#### [Dataset excerpts]
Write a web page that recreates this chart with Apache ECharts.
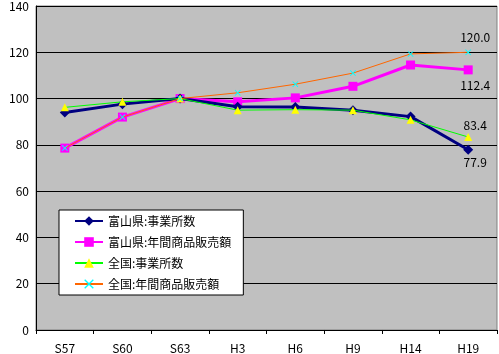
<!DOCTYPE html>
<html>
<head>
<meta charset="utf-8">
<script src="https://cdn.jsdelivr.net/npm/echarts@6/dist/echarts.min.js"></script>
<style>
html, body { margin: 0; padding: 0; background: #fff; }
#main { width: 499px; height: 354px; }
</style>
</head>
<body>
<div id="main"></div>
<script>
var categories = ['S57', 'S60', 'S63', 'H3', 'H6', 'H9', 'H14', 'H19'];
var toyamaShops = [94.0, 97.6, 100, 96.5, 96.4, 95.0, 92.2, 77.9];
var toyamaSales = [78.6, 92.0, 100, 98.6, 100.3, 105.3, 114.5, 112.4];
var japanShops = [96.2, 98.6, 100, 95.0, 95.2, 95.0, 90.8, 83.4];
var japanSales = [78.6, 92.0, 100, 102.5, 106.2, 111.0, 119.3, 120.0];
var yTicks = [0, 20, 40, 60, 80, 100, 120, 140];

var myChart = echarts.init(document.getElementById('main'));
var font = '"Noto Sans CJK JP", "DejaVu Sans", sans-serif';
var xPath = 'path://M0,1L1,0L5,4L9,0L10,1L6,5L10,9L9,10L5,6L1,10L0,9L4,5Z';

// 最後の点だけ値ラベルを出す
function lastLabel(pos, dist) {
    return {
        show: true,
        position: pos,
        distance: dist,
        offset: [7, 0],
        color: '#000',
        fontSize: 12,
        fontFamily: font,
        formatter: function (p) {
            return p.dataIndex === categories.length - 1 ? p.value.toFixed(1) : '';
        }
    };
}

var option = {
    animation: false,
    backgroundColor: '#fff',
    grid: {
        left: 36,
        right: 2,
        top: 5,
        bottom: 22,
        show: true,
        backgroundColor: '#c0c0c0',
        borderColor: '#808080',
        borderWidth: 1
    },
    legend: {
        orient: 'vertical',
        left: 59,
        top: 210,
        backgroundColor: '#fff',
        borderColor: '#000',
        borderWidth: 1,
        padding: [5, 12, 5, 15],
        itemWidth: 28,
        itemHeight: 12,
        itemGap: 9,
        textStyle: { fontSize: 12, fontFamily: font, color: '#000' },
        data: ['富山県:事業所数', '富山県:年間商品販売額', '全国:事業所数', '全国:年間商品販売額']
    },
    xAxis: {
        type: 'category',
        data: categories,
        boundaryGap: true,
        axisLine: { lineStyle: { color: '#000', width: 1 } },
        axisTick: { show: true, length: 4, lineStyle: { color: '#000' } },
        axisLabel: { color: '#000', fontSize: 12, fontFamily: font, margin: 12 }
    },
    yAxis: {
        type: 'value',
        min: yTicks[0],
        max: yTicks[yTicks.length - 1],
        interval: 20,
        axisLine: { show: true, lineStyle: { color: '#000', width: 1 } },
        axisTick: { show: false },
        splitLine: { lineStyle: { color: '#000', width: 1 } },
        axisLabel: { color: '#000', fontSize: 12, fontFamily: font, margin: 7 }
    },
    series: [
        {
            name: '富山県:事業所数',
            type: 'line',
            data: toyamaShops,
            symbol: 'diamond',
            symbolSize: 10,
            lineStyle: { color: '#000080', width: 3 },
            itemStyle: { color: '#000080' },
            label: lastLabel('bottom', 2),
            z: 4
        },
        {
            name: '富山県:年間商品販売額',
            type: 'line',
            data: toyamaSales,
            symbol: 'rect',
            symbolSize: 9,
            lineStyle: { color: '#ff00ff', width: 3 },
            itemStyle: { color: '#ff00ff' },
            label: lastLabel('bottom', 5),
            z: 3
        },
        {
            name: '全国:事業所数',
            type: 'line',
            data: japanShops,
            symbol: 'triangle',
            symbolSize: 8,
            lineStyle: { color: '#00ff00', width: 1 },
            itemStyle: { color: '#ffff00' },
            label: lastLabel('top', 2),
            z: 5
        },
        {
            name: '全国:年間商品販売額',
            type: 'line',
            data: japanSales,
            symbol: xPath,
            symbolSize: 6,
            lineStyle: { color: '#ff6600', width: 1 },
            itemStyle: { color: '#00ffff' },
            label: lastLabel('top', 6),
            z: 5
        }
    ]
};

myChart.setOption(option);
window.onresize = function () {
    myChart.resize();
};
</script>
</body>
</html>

==

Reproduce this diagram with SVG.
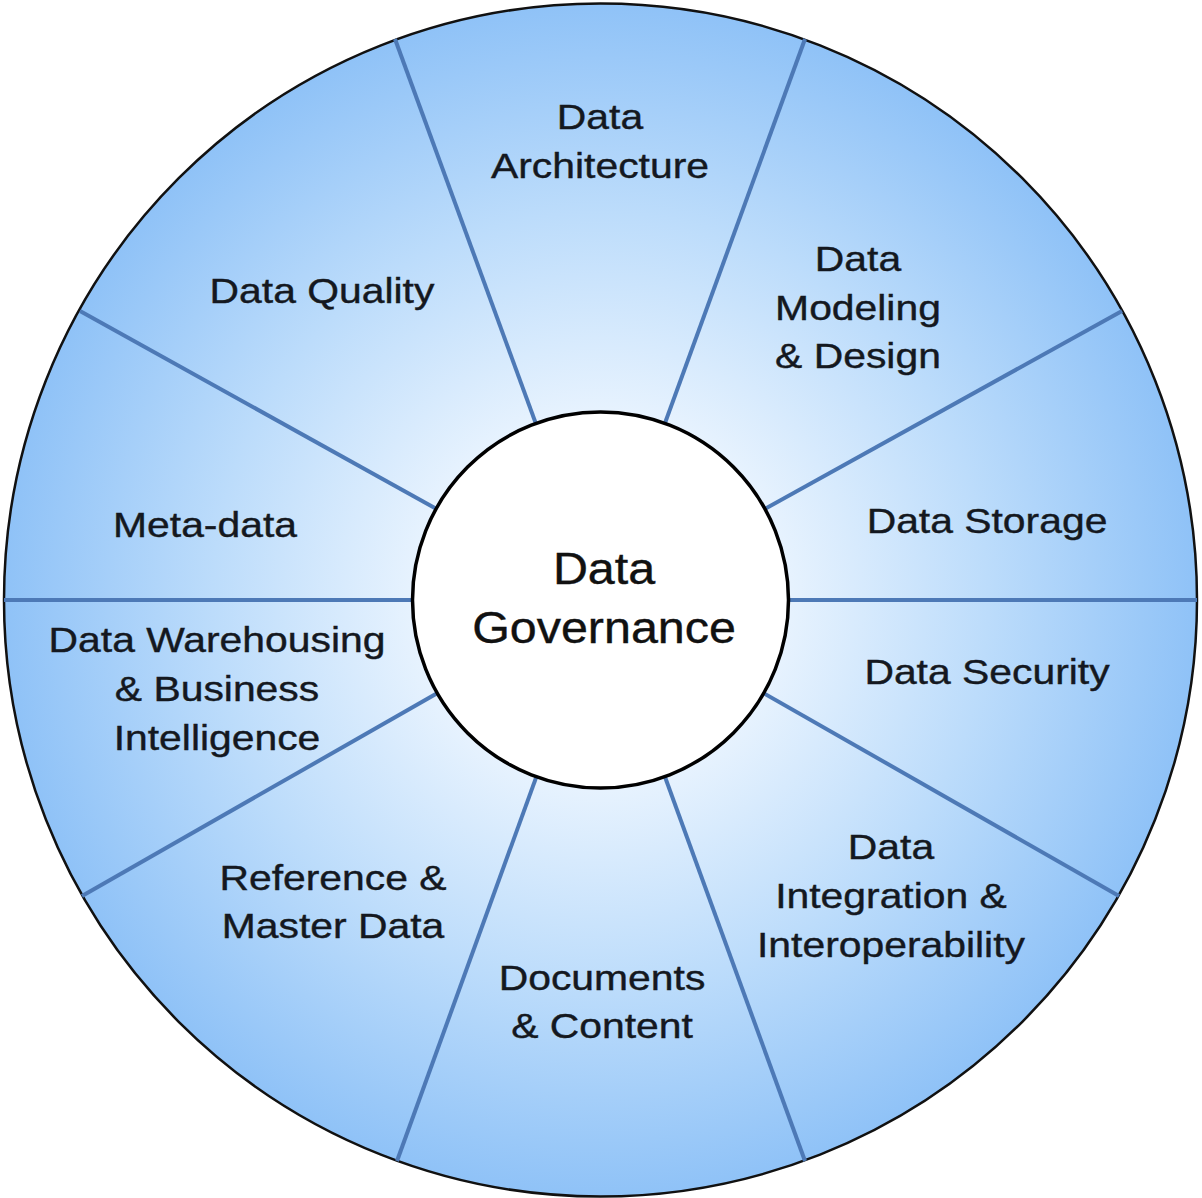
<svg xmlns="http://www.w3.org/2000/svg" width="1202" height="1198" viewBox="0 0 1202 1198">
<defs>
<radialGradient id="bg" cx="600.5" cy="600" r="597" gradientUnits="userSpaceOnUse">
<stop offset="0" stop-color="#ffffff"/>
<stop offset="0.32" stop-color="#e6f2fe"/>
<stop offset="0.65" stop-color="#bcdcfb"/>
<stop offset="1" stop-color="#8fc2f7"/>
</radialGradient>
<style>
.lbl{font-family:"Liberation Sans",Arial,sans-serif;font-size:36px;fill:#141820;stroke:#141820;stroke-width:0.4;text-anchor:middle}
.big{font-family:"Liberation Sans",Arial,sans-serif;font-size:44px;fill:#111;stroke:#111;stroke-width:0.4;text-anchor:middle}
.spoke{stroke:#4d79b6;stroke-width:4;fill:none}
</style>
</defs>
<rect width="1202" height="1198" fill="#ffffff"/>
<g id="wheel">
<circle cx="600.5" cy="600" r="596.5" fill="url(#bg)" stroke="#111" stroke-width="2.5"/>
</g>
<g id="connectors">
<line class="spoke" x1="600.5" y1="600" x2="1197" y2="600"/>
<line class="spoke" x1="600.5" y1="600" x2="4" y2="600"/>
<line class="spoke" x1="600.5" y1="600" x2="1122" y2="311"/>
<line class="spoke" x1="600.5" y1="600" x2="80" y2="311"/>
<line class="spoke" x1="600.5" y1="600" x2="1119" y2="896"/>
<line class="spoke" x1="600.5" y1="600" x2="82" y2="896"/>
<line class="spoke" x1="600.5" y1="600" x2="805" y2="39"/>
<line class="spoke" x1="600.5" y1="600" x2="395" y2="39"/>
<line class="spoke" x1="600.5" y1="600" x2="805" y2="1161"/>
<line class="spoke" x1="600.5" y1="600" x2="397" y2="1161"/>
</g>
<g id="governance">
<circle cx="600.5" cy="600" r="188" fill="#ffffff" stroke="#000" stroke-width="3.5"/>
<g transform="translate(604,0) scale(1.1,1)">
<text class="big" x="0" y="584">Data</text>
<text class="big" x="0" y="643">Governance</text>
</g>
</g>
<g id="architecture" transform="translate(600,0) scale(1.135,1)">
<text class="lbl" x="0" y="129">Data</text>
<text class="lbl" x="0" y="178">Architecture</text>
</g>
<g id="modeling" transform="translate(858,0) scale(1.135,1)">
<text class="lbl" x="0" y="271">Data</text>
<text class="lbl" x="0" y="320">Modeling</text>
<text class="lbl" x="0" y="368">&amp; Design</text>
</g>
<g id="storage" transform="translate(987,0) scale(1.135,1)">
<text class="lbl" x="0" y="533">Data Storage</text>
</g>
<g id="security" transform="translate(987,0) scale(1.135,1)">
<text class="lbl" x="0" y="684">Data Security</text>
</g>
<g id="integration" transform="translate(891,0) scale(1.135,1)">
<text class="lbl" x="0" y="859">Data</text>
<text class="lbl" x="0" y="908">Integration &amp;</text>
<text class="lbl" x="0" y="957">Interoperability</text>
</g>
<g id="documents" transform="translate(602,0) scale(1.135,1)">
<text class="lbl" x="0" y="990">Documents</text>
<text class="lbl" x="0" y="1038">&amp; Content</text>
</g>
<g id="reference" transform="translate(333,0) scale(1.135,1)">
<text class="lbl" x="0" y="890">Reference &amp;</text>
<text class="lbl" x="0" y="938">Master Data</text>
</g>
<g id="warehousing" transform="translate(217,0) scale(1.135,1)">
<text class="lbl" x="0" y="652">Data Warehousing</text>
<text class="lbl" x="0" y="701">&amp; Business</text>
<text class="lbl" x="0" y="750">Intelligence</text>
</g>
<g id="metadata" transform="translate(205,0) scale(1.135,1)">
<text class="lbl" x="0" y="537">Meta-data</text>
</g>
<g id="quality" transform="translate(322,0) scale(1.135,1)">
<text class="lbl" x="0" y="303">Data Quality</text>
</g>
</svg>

#### [Task directions]
Count every line of the material above that holds the string "this", then state only the total.

#### [Answer to the task]
2